Toutefois, cette focalisation sur les ambassadeurs canadiens comporte par moments de sérieuses lacunes analytiques. En effet, cet angle d’approche aurait pu pousser plus loin la réflexion dans le débat principal-agent ayant cours en relations internationales. Ce débat a eu pour avantage de complexifier le lien qui unit un gouvernement central et ses émissaires (ambassadeurs, représentants) : le représentant de l’État reçoit un mandat de son gouvernement, mais il possède aussi une certaine latitude pour interpréter et mettre en application ce mandat, ces objectifs. L’intérêt d’un tel agenda de recherche consiste en une théorisation des pressions imposées par des structures et l’autonomie des individus impliqués. Deux chapitres de la première section prennent en considération les deux variables de l’équation : le chapitre de Magali Deleuze sur la guerre d’Algérie et celui de David Meren sur la période 1964-1968 et les nationalismes canadiens, québécois et français réussissent à offrir une contribution intéressante au débat, en traitant autant les pressions imposées par le principal sur l’agent que le niveau de latitude de l’agent face au principal. Par contre, les quatre autres chapitres de la première section déçoivent à cet égard. Les chapitres décrivant les apports de Georges Vanier et de Gérard Pelletier entre autres renvoient davantage à une approche biographique laissant une grande place à l’agent sans décrire de manière satisfaisante les structures pesant sur lui. Une admiration pour ces deux individus est détectable dans ces deux chapitres, laissant peu de place à une analyse complète et satisfaisante.

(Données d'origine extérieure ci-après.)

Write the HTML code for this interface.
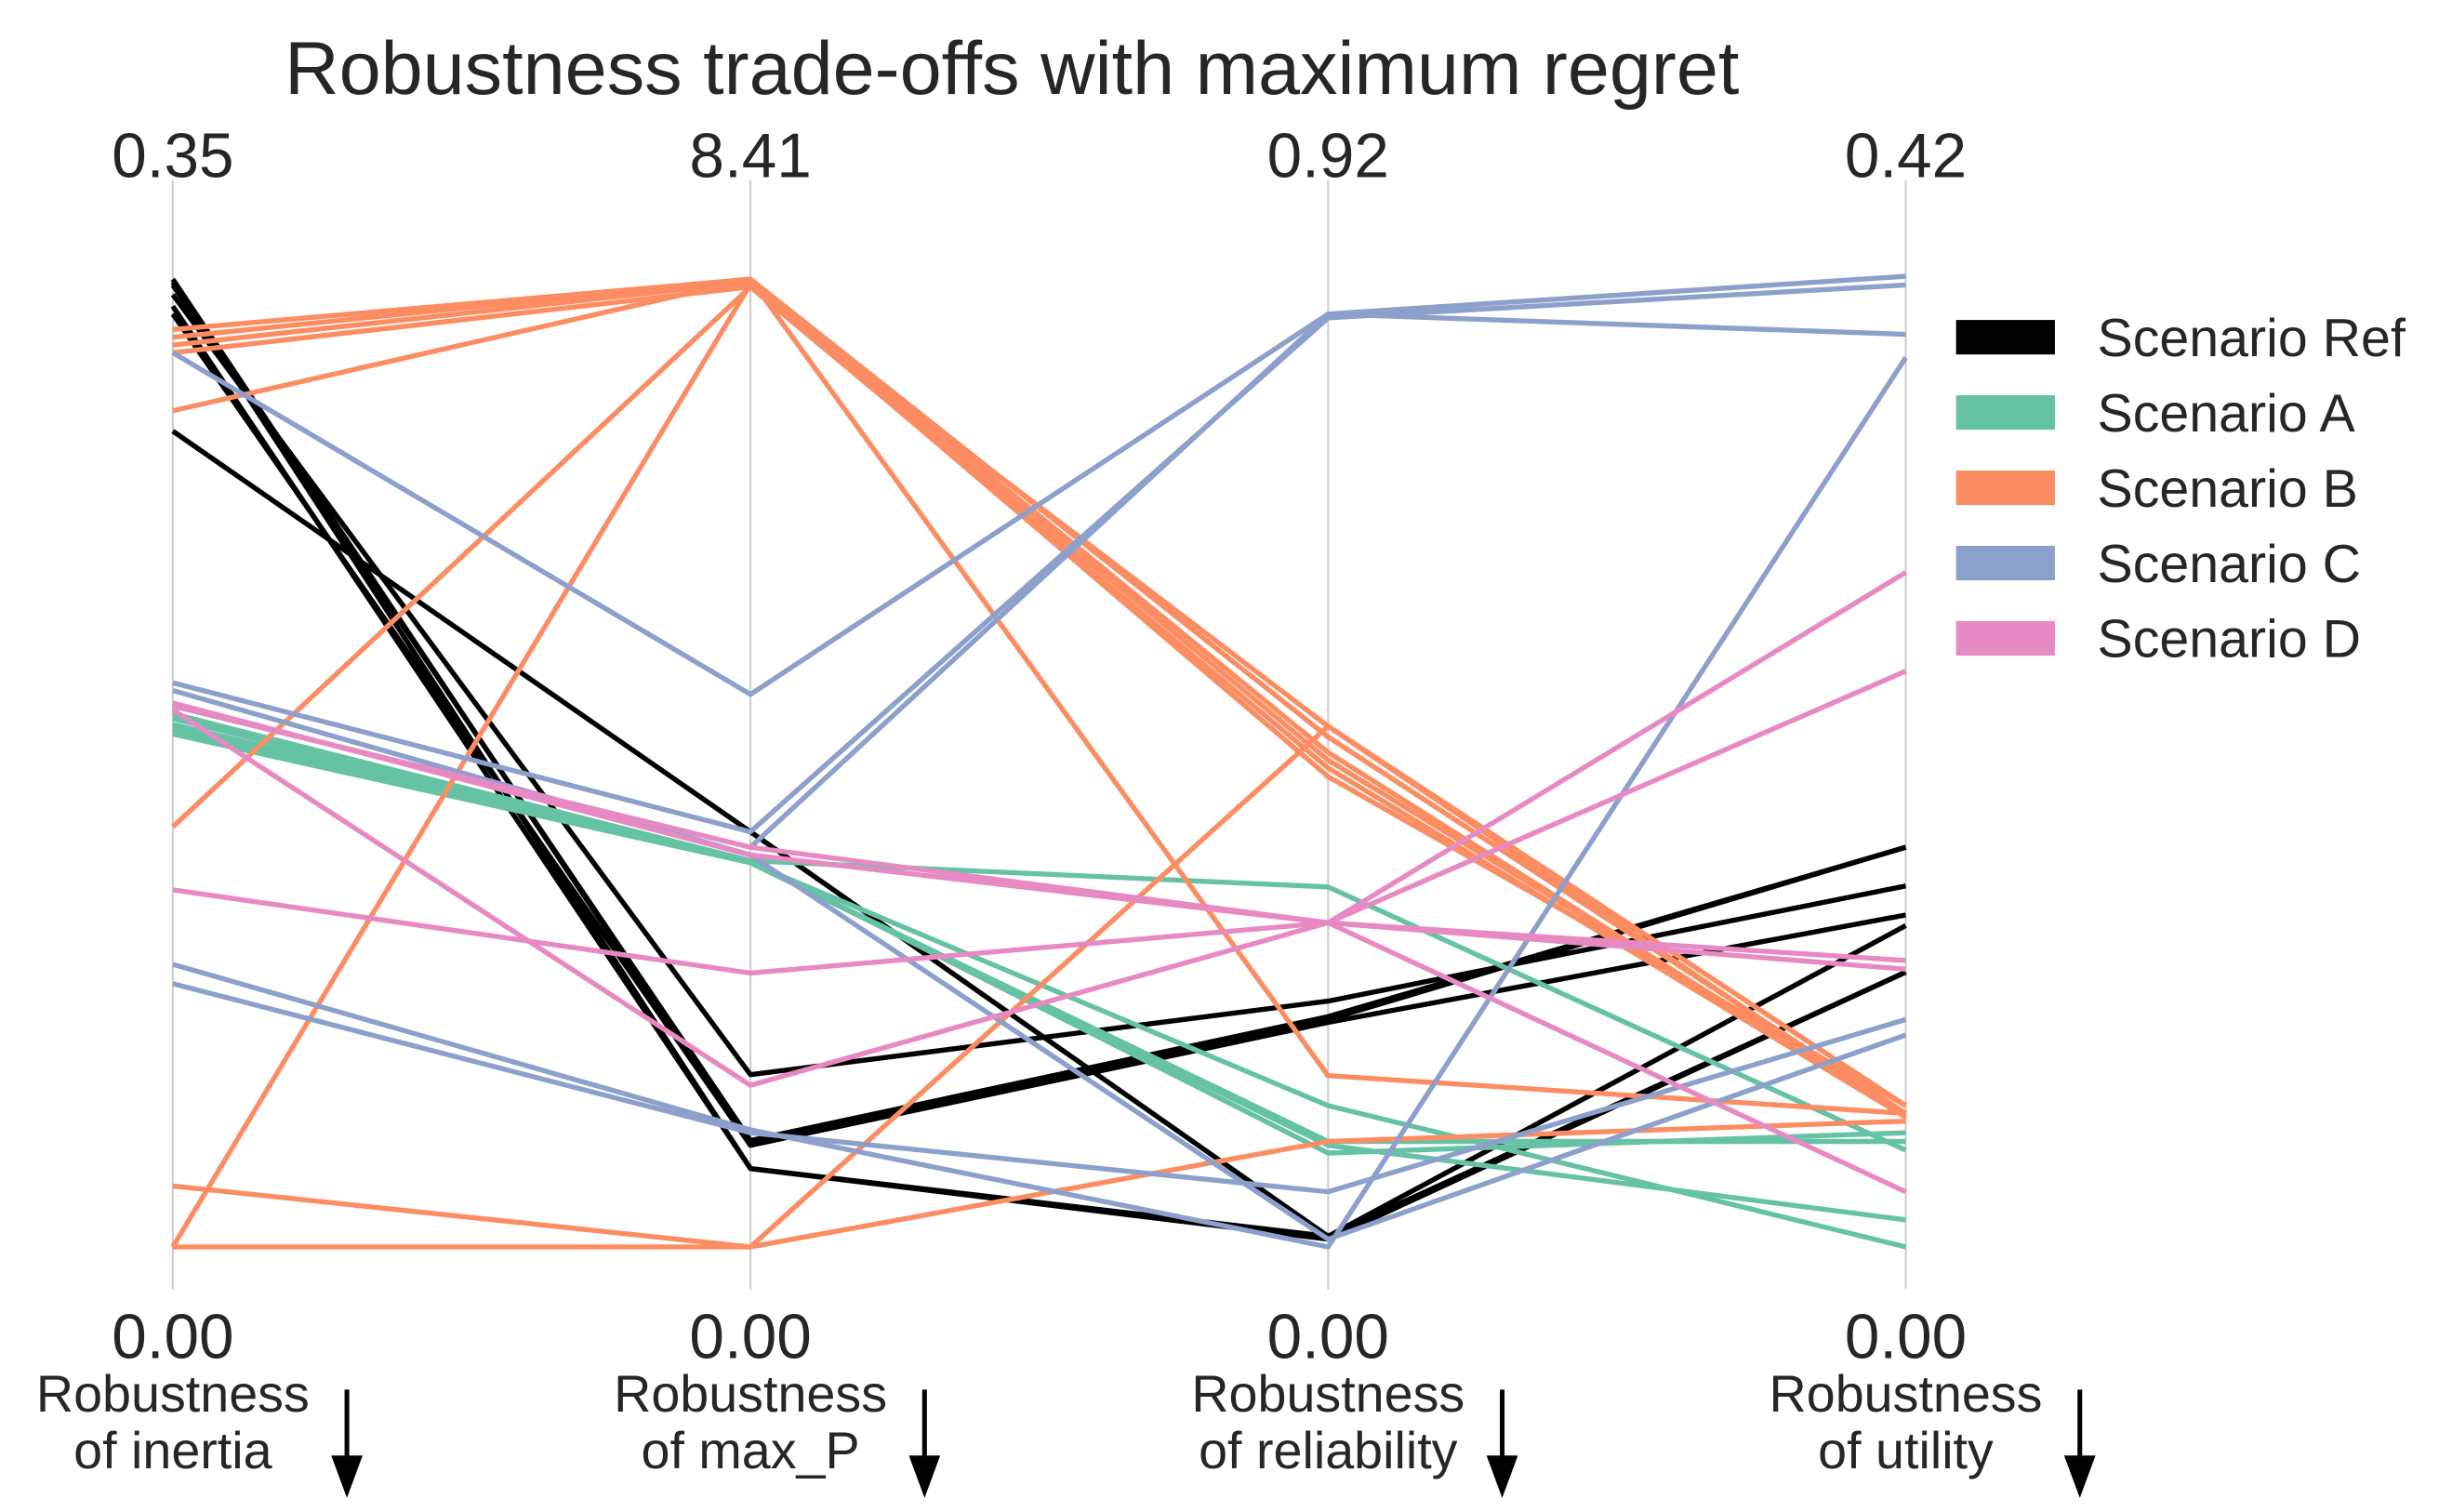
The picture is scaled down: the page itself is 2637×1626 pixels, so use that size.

La deuxième section de l’ouvrage présente une analyse plus structurelle du triangle Ottawa-Paris-Québec. Les chapitres de Justin Massie et David Haglund, Anne Légaré et Jérémie Cornut sont de nature complémentaire, détaillant chaque axe de ce triangle. Légaré étudie les dynamiques fédérales (axe Canada-Québec) tandis que Cornut offre un chapitre informatif sur ce triangle vu de France (axes France-Québec et France-Canada). Ces deux chapitres fournissent une description chronologique solide des événements et des positions des différents acteurs au fil des quarante dernières années. Si la description est pertinente, nous pouvons regretter de ne pas avoir trouvé un argumentaire original ou des données nouvelles dans ces deux chapitres afin de faire avancer le débat sur la relation triangulaire Canada-Québec-France.

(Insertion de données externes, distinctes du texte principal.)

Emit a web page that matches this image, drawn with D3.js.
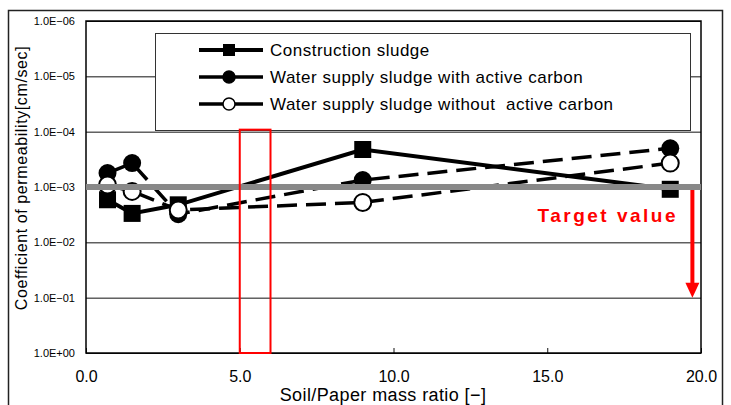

Le chapitre de Massie et Haglund a l’avantage de s’avancer davantage en soumettant l’hypothèse originale que « la France représente un allié singulier d’Ottawa, du fait de l’abandon du mythe de l’abandon dans la mémoire collective québécoise » (p. 161). Les Canadiens français partageaient l’idée que la France les avait abandonnés lors de la Conquête, permettant aux autorités britanniques de s’imposer sur le continent nord-américain. Cette perception empêchait toute identification forte entre les Québécois et la France, du fait de la trahison passée. Les auteurs ciblent la chute de la France pendant la Deuxième Guerre mondiale pour situer cette idée d’abandon dans l’imaginaire québécois. Massie et Haglund pointent cet événement comme un déclencheur permettant la création d’une « francosphère transatlantique » (p. 155). Le rôle de l’Organisation du traité de l’Atlantique Nord (OTAN) dans la relation triangulaire est analysé de belle façon, bien que la démonstration de l’argument principal ne soit pas complète. En effet, on observe une focalisation sur la manière dont la politique étrangère et de sécurité du Canada a perçu le partenaire français dans l’Alliance, mais très peu de développement empirique sur le fait que l’idée d’abandon perd de sa force dans l’imaginaire collectif québécois après la Deuxième Guerre.
En conclusion, Mission Paris s’avère salutaire dans un domaine, la politique étrangère canadienne, où les livres en langue française ne sont pas légion. De plus, ce recueil offre des analyses portant sur les trois acteurs de la relation triangulaire, ce qui vient complémenter une littérature qui a mis l’accent jusqu’à maintenant sur la variable Québec de l’équation au détriment des deux autres.